The dollar is quoted against the euro, and so the euro is the base country.
The answer is correct 🙂
njivan28 says
In simple english or easy mathematical formular,what does it mean that it is quoted against the Euro?
jackp says
it cannot be – The USD is the BASE as EUR is 1.20 – Therefore the equation should be 1.20 x ( 1.04/1.06)^2.
lizavetahlazunova says
Dear sir, could you please explain last (5) question?
What is difference between future and forward exchange rates
Thank you
John Moffat says
Future exchange rates are estimated future spot rates.
Forward exchange rates are rates quoted now for exchanging on a fixed future date.

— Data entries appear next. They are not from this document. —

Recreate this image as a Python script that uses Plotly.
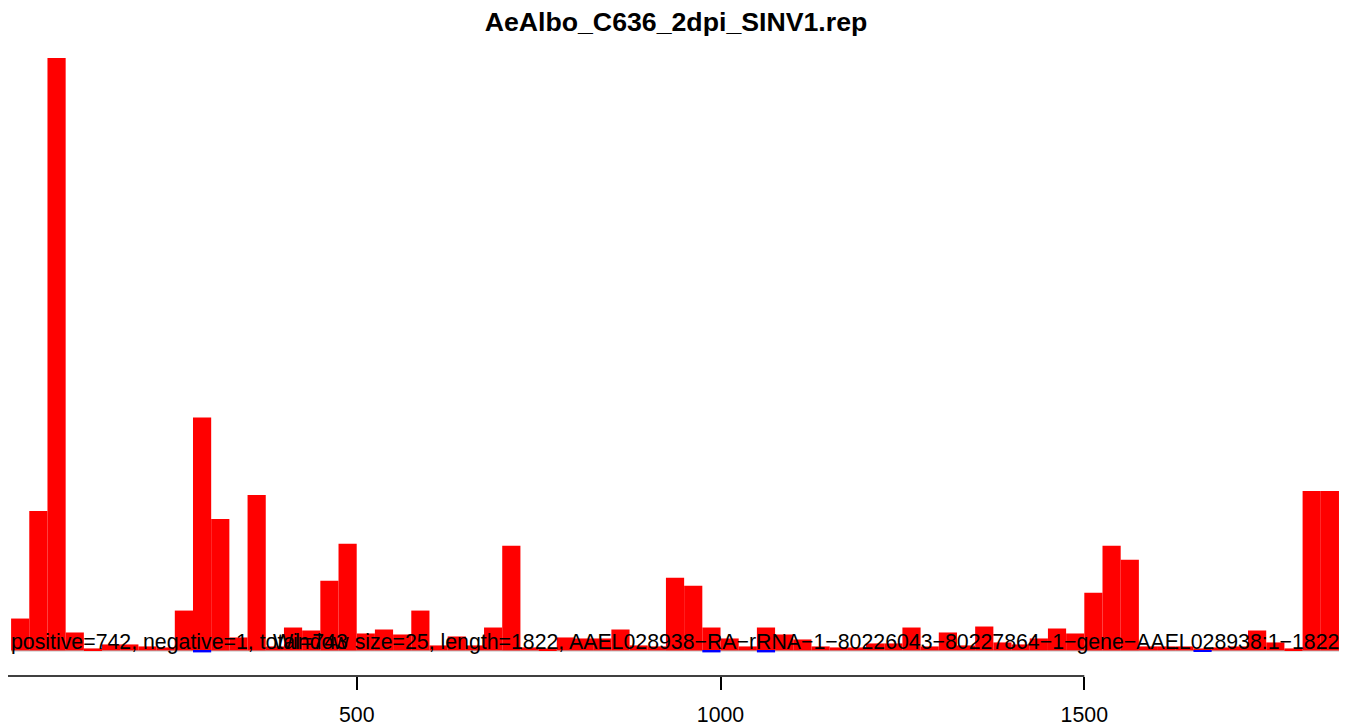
import plotly.graph_objects as go

# ---- data ----
window = 25
seq_length = 1822
title_text = "AeAlbo_C636_2dpi_SINV1.rep"
positive_counts = [32, 140, 595, 18, 2, 6, 6, 4, 3, 40, 234, 132, 13, 156, 4, 23, 20, 70, 107, 17,
                   21, 16, 40, 5, 14, 5, 23, 105, 3, 2, 13, 12, 12, 21, 5, 4, 73, 65, 23, 12,
                   4, 23, 16, 11, 4, 3, 3, 7, 7, 23, 4, 18, 5, 24, 8, 6, 12, 22, 17, 58,
                   105, 91, 4, 4, 4, 2, 3, 4, 20, 8, 2, 160, 160]
negative_bins = [11, 39, 42, 66]
negative_counts = [-2, -2, -2, -1]
tick_vals = [0, 500, 1000, 1500]
tick_text = ["0", "500", "1000", "1500"]
summary_left = "positive=742, negative=1, total=743"
summary_right = ("Window size=25, length=1822, AAEL028938\u2212RA\u2212rRNA\u22121\u221280226043"
                 "\u221280227864\u22121\u2212gene\u2212AAEL028938:1\u22121822")

# bins: left edges at window*k, k = 1..n
n = len(positive_counts)
pos_x = [window * (k + 1) + window / 2 for k in range(n)]
neg_x = [window * k + window / 2 for k in negative_bins]
x_start = window
x_end = window * (n + 1)

FONT = "Liberation Sans, Arial, Helvetica, sans-serif"

# the page body has an 8px margin; size the figure to fill the rest of the window
W, H = 1344, 719

fig = go.Figure()
fig.add_trace(go.Bar(x=pos_x, y=positive_counts, width=window,
                     marker=dict(color="#FF0000", line=dict(width=0)),
                     showlegend=False, hoverinfo="x+y"))
fig.add_trace(go.Bar(x=neg_x, y=negative_counts, width=window,
                     marker=dict(color="#0000FF", line=dict(width=0)),
                     showlegend=False, hoverinfo="x+y"))

# thin grey baseline under the bars
fig.add_shape(type="line", xref="x", yref="y", x0=x_start, x1=x_end, y0=0, y1=0,
              line=dict(color="#BEBEBE", width=2), layer="below")
# axis line from first to last tick
fig.add_shape(type="line", xref="x", yref="paper", x0=min(tick_vals), x1=max(tick_vals),
              y0=0, y1=0, line=dict(color="black", width=1.5), layer="above")

fig.add_annotation(x=x_start, y=0, xref="x", yref="y", text=summary_left, showarrow=False,
                   xanchor="left", yanchor="bottom", yshift=-6, xshift=-2,
                   font=dict(family=FONT, size=21.3, color="black"))
fig.add_annotation(x=x_end, y=0, xref="x", yref="y", text=summary_right, showarrow=False,
                   xanchor="right", yanchor="bottom", yshift=-6, xshift=2,
                   font=dict(family=FONT, size=21.3, color="black"))

fig.update_layout(
    width=W, height=H,
    margin=dict(l=0, r=0, t=32, b=48),
    paper_bgcolor="white", plot_bgcolor="white",
    barmode="overlay",
    title=dict(text=title_text, x=0.497, xanchor="center", y=1 - 14 / H, yanchor="middle",
               yref="container",
               font=dict(family=FONT, size=26.7, color="black", weight="bold")),
    xaxis=dict(range=[20.75, 1867.9], tickvals=tick_vals, ticktext=tick_text,
               ticks="outside", ticklen=13, tickwidth=1.5, tickcolor="black",
               ticklabelstandoff=6,
               showgrid=False, zeroline=False, showline=False,
               tickfont=dict(family=FONT, size=21.3, color="black")),
    yaxis=dict(range=[-25.7, 613], visible=False, showgrid=False, zeroline=False),
)

fig.write_html("out.html")
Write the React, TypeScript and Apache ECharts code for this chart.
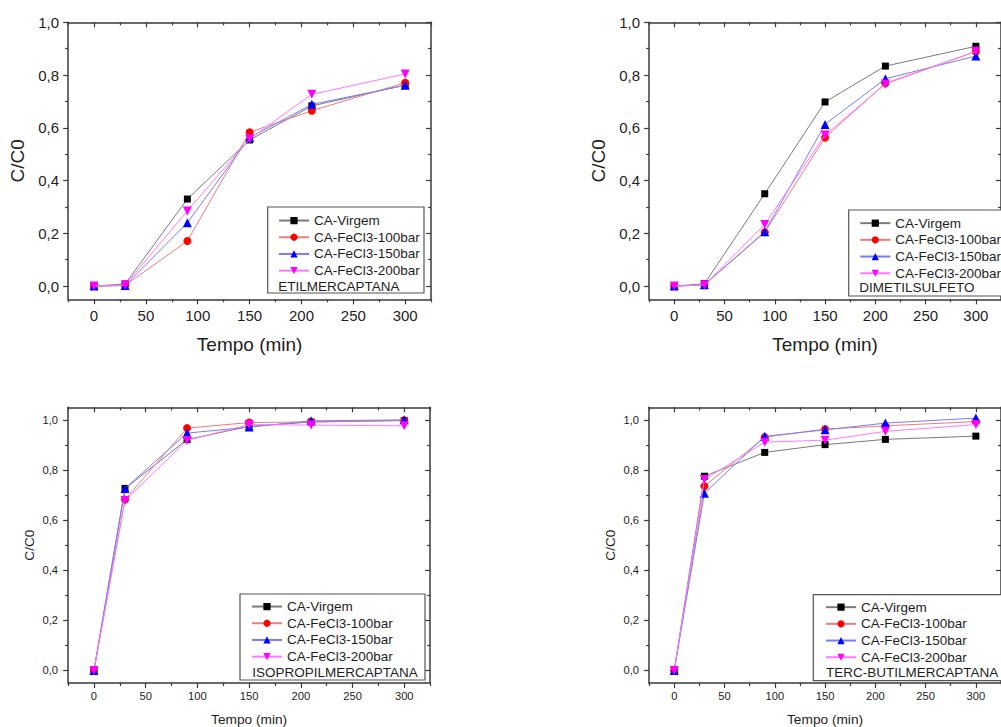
import React, { useEffect, useRef } from 'react';
import * as echarts from 'echarts';

// ---- data ----
const TIME = [0, 30, 90, 150, 210, 300];
const SERIES_NAMES = ['CA-Virgem', 'CA-FeCl3-100bar', 'CA-FeCl3-150bar', 'CA-FeCl3-200bar'];
const COMPOUNDS = ['ETILMERCAPTANA', 'DIMETILSULFETO', 'ISOPROPILMERCAPTANA', 'TERC-BUTILMERCAPTANA'];

const ETIL_VIRGEM = [0, 0.008, 0.33, 0.554, 0.683, 0.762];
const ETIL_100 = [0, 0.003, 0.171, 0.583, 0.665, 0.771];
const ETIL_150 = [0, 0.002, 0.24, 0.563, 0.689, 0.761];
const ETIL_200 = [0, 0.004, 0.285, 0.558, 0.727, 0.804];

const DMS_VIRGEM = [0, 0.009, 0.35, 0.698, 0.834, 0.909];
const DMS_100 = [0, 0.005, 0.204, 0.563, 0.769, 0.889];
const DMS_150 = [0, 0.005, 0.206, 0.613, 0.786, 0.872];
const DMS_200 = [0, 0.004, 0.234, 0.573, 0.766, 0.89];

const ISO_VIRGEM = [0, 0.726, 0.921, 0.974, 0.991, 0.997];
const ISO_100 = [0, 0.682, 0.967, 0.989, 0.992, 0.998];
const ISO_150 = [0, 0.726, 0.947, 0.971, 0.996, 1.0];
const ISO_200 = [0, 0.678, 0.918, 0.981, 0.979, 0.976];

const TERC_VIRGEM = [0, 0.775, 0.87, 0.901, 0.922, 0.935];
const TERC_100 = [0, 0.735, 0.931, 0.963, 0.976, 0.993];
const TERC_150 = [0, 0.707, 0.934, 0.96, 0.987, 1.007];
const TERC_200 = [0, 0.762, 0.911, 0.919, 0.954, 0.981];

const X_MAJOR = [0, 50, 100, 150, 200, 250, 300];
const X_MINOR = [-25, 25, 75, 125, 175, 225, 275, 325];
const Y_MAJOR = [0, 0.2, 0.4, 0.6, 0.8, 1.0];
const Y_MINOR = [0.1, 0.3, 0.5, 0.7, 0.9];

const X_TITLE = 'Tempo (min)';
const Y_TITLE = 'C/C0';

// ---- styles ----
const FONT = '"Liberation Sans", Arial, Helvetica, sans-serif';
const AXIS_COLOR = '#3a3a3a';
const TEXT_COLOR = '#1e1e1e';
const SERIES_STYLE = [
  { line: '#7a7a7a', marker: '#000000', symbol: 'rect', size: 7 },
  { line: '#f27a7a', marker: '#ff0000', symbol: 'circle', size: 8 },
  { line: '#7a7aff', marker: '#0000ff', symbol: 'triangle', size: 9 },
  { line: '#ff7aff', marker: '#ff00ff', symbol: 'path://M0,0L10,0L5,8.66Z', size: 9 },
];

const PANEL_DATA = [
  [ETIL_VIRGEM, ETIL_100, ETIL_150, ETIL_200],
  [DMS_VIRGEM, DMS_100, DMS_150, DMS_200],
  [ISO_VIRGEM, ISO_100, ISO_150, ISO_200],
  [TERC_VIRGEM, TERC_100, TERC_150, TERC_200],
];

const PANEL_LAYOUT = [
  { left: 68.1, top: 22.3, width: 363, height: 277, yMax: 1.0, tick: 15, title: 19, xGap: 36, yGap: 41, xMargin: 9, yMargin: 9,
    legend: { left: 278, top: 212.2 }, box: { x: 267.7, y: 207, w: 156.3, h: 86 }, label: { x: 278.3, y: 286 } },
  { left: 649.1, top: 22.3, width: 363, height: 277, yMax: 1.0, tick: 15, title: 19, xGap: 36, yGap: 41, xMargin: 9, yMargin: 9,
    legend: { left: 859.3, top: 214.8 }, box: { x: 848.7, y: 210, w: 200, h: 86 }, label: { x: 859.3, y: 287.7 } },
  { left: 68.1, top: 407.3, width: 362, height: 277, yMax: 1.05, tick: 11.2, title: 13.7, xGap: 29, yGap: 32, xMargin: 7.5, yMargin: 10,
    legend: { left: 251, top: 598.2 }, box: { x: 240, y: 594, w: 185, h: 86 }, label: { x: 252.3, y: 672.3 } },
  { left: 649.1, top: 407.3, width: 362, height: 277, yMax: 1.05, tick: 11.2, title: 13.7, xGap: 29, yGap: 32, xMargin: 7.5, yMargin: 10,
    legend: { left: 825, top: 598.8 }, box: { x: 813.3, y: 594.7, w: 200, h: 86 }, label: { x: 826, y: 672 } },
];

const fmt = (v: number) => v.toFixed(1).replace('.', ',');

function buildOption() {
  const grid: any[] = [];
  const xAxis: any[] = [];
  const yAxis: any[] = [];
  const series: any[] = [];
  const legend: any[] = [];
  const graphic: any[] = [];

  PANEL_LAYOUT.forEach((p, gi) => {
    grid.push({ left: p.left, top: p.top, width: p.width, height: p.height, containLabel: false });
    const xBase = { type: 'value', gridIndex: gi, min: -25, max: 325, splitLine: { show: false } };
    const yBase = { type: 'value', gridIndex: gi, min: -0.05, max: p.yMax, splitLine: { show: false } };
    const line = { show: true, onZero: false, lineStyle: { color: AXIS_COLOR, width: 1.5 } };
    const noLine = { show: false, onZero: false };
    const xMainIdx = xAxis.length;
    xAxis.push({ ...xBase, position: 'bottom', axisLine: line,
      axisTick: { show: true, inside: false, length: 5, customValues: X_MAJOR, lineStyle: { color: AXIS_COLOR, width: 1.2 } },
      axisLabel: { show: true, customValues: X_MAJOR, margin: p.xMargin, fontSize: p.tick, fontFamily: FONT, color: TEXT_COLOR },
      name: X_TITLE, nameLocation: 'middle', nameGap: p.xGap, nameTextStyle: { fontSize: p.title, fontFamily: FONT, color: TEXT_COLOR } });
    xAxis.push({ ...xBase, position: 'bottom', axisLine: noLine,
      axisTick: { show: true, inside: false, length: 3, customValues: X_MINOR, lineStyle: { color: AXIS_COLOR, width: 1.2 } },
      axisLabel: { show: false } });
    xAxis.push({ ...xBase, position: 'top', axisLine: line,
      axisTick: { show: true, inside: true, length: 5, customValues: X_MAJOR, lineStyle: { color: AXIS_COLOR, width: 1.2 } },
      axisLabel: { show: false } });
    xAxis.push({ ...xBase, position: 'top', axisLine: noLine,
      axisTick: { show: true, inside: true, length: 3, customValues: X_MINOR, lineStyle: { color: AXIS_COLOR, width: 1.2 } },
      axisLabel: { show: false } });

    const yMainIdx = yAxis.length;
    yAxis.push({ ...yBase, position: 'left', axisLine: line,
      axisTick: { show: true, inside: false, length: 5, customValues: Y_MAJOR, lineStyle: { color: AXIS_COLOR, width: 1.2 } },
      axisLabel: { show: true, customValues: Y_MAJOR, formatter: fmt, margin: p.yMargin, fontSize: p.tick, fontFamily: FONT, color: TEXT_COLOR },
      name: Y_TITLE, nameLocation: 'middle', nameGap: p.yGap, nameTextStyle: { fontSize: p.title, fontFamily: FONT, color: TEXT_COLOR } });
    yAxis.push({ ...yBase, position: 'left', axisLine: noLine,
      axisTick: { show: true, inside: false, length: 3, customValues: Y_MINOR, lineStyle: { color: AXIS_COLOR, width: 1.2 } },
      axisLabel: { show: false } });
    yAxis.push({ ...yBase, position: 'right', axisLine: line,
      axisTick: { show: true, inside: true, length: 5, customValues: Y_MAJOR, lineStyle: { color: AXIS_COLOR, width: 1.2 } },
      axisLabel: { show: false } });
    yAxis.push({ ...yBase, position: 'right', axisLine: noLine,
      axisTick: { show: true, inside: true, length: 3, customValues: Y_MINOR, lineStyle: { color: AXIS_COLOR, width: 1.2 } },
      axisLabel: { show: false } });

    PANEL_DATA[gi].forEach((vals, si) => {
      const st = SERIES_STYLE[si];
      series.push({
        type: 'line', name: SERIES_NAMES[si], xAxisIndex: xMainIdx, yAxisIndex: yMainIdx,
        data: TIME.map((t, i) => [t, vals[i]]),
        symbol: st.symbol, symbolSize: st.size,
        lineStyle: { color: st.line, width: 1 },
        itemStyle: { color: st.marker },
        z: 3 + si,
      });
    });

    graphic.push({ type: 'rect', z: 10, shape: { x: p.box.x, y: p.box.y, width: p.box.w, height: p.box.h },
      style: { fill: '#ffffff', stroke: '#555555', lineWidth: 1.2 } });
    graphic.push({ type: 'text', z: 11, x: p.label.x, y: p.label.y,
      style: { text: COMPOUNDS[gi], fontSize: 13.5, fontFamily: FONT, fill: TEXT_COLOR, verticalAlign: 'middle', align: 'left' } });

    legend.push({
      data: SERIES_NAMES, orient: 'vertical', left: p.legend.left, top: p.legend.top,
      itemWidth: 30, itemHeight: 9, itemGap: 0, padding: 0, selectedMode: false, z: 20,
      textStyle: { fontSize: 13.5, fontFamily: FONT, color: TEXT_COLOR, lineHeight: 16.7 },
    });
  });

  return {
    animation: false,
    backgroundColor: '#ffffff',
    textStyle: { fontFamily: FONT },
    grid, xAxis, yAxis, series, legend, graphic,
  };
}

export default function App() {
  const ref = useRef<HTMLDivElement>(null);
  useEffect(() => {
    if (!ref.current) return;
    const chart = echarts.init(ref.current, null, { renderer: 'svg' });
    chart.setOption(buildOption());
    return () => chart.dispose();
  }, []);
  return <div ref={ref} style={{ position: 'absolute', left: 0, top: 0, width: 1001, height: 727 }} />;
}
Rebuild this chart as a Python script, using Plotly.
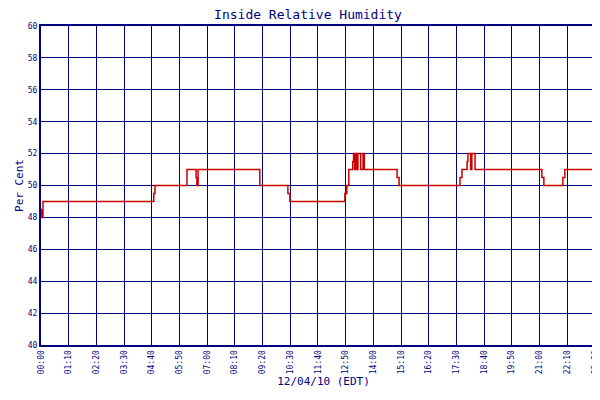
import plotly.graph_objects as go

# minutes after midnight, relative humidity (%)
minutes = [0, 2, 5, 285, 288, 369, 392, 394, 397, 553, 624, 629, 768, 771, 773, 778,
           788, 790, 793, 796, 799, 801, 805, 808, 814, 817, 826, 900, 903, 905, 1059,
           1062, 1064, 1077, 1079, 1086, 1089, 1094, 1097, 1266, 1268, 1271, 1319, 1321,
           1324, 1428]
humidity = [48.5, 48, 49, 49.5, 50, 51, 50.5, 50, 51, 50, 49.5, 49, 49.5, 49.5, 50, 51,
            51.5, 52, 51, 52, 51, 52, 52, 51, 52, 51, 51, 50.5, 50.5, 50, 50.5,
            50.5, 51, 51.5, 52, 51, 52, 52, 51, 50.5, 50.5, 50, 50.5, 50.5,
            51, 51]

tick_min = list(range(0, 1401, 70)) + [1428]
tick_text = ["%02d:%02d" % (m // 60, m % 60) for m in tick_min]
y_ticks = list(range(40, 61, 2))

navy = "#000080"
font = dict(family="DejaVu Sans Mono", color=navy, size=9)

fig = go.Figure()
fig.add_trace(go.Scatter(
    x=minutes, y=humidity, mode="lines", line_shape="hv",
    line=dict(color="#cc0000", width=1.5), name="Relative Humidity",
))

fig.update_layout(
    width=600, height=400,
    margin=dict(l=33, r=2, t=18, b=63, autoexpand=False),
    paper_bgcolor="white", plot_bgcolor="white",
    font=font,
    title=dict(text="Inside Relative Humidity", x=0.5, y=0.995, xanchor="center",
               yanchor="top", font=dict(size=13, color=navy, family="DejaVu Sans Mono")),
    showlegend=True,
    legend=dict(orientation="h", x=0.5, xanchor="center", y=-0.185, yanchor="top",
                font=dict(size=8, color=navy)),
)
fig.update_xaxes(
    range=[0, 1428], tickvals=tick_min, ticktext=tick_text, tickangle=-90,
    showgrid=True, gridcolor=navy, gridwidth=1, showline=True, linecolor=navy,
    linewidth=2, mirror=True, zeroline=False, ticks="", tickfont=dict(size=8),
    automargin=False,
    title=dict(text="12/04/10 (EDT)", font=dict(size=11, color=navy), standoff=4),
)
fig.update_yaxes(
    range=[40, 60], tickvals=y_ticks, showgrid=True, gridcolor=navy, gridwidth=1,
    showline=True, linecolor=navy, linewidth=2, mirror=True, zeroline=False,
    ticks="", tickfont=dict(size=8), automargin=False,
    title=dict(text="Per Cent", font=dict(size=11, color=navy), standoff=2),
)

fig.write_html("out.html")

I do suggest that you watch my free lectures on this.
lizavetahlazunova says
Dear sir, Thank you so much for your lectures and answers but i am still kind of mess on 5 question (i watched videos and read lectures 22 and 23 to understand… and still can not understand why inflation rates are better predictor than interest rates for future exchange rates and why it is not working for forward exchange rates
May be i missing something?
Thank you already in advance
John Moffat says
Future spot rates and forward rates are two different things.
Lots of things affect future spot rates, but inflation rates are regarded as being the indicator as far as the exam is concerned.
Forward exchange rates are quoted by the bank. They are taking the money and using the money markets with the money, and therefore the rates they quote are purely determined by the interest rates.
Ainul Asyikin says
hello sir
in question number 1,
what does it mean by export will be stimulus if exchange rate is falling down?
John Moffat says
It means that exports will increase (because the cost to people in other countries will be lower because of the lower exchange rate and therefore they are likely to want to buy more).
syed110 says
Kindly guide me to question 2
acca145 says
Sol : (1.06/1.04) power 2 x 1.2 = 1.246 or 1.25 [ by using Interest rate parity formula ]
John Moffat says
Horiph is correct.
I do suggest that you watch our lecture on this, because I work through an almost identical example.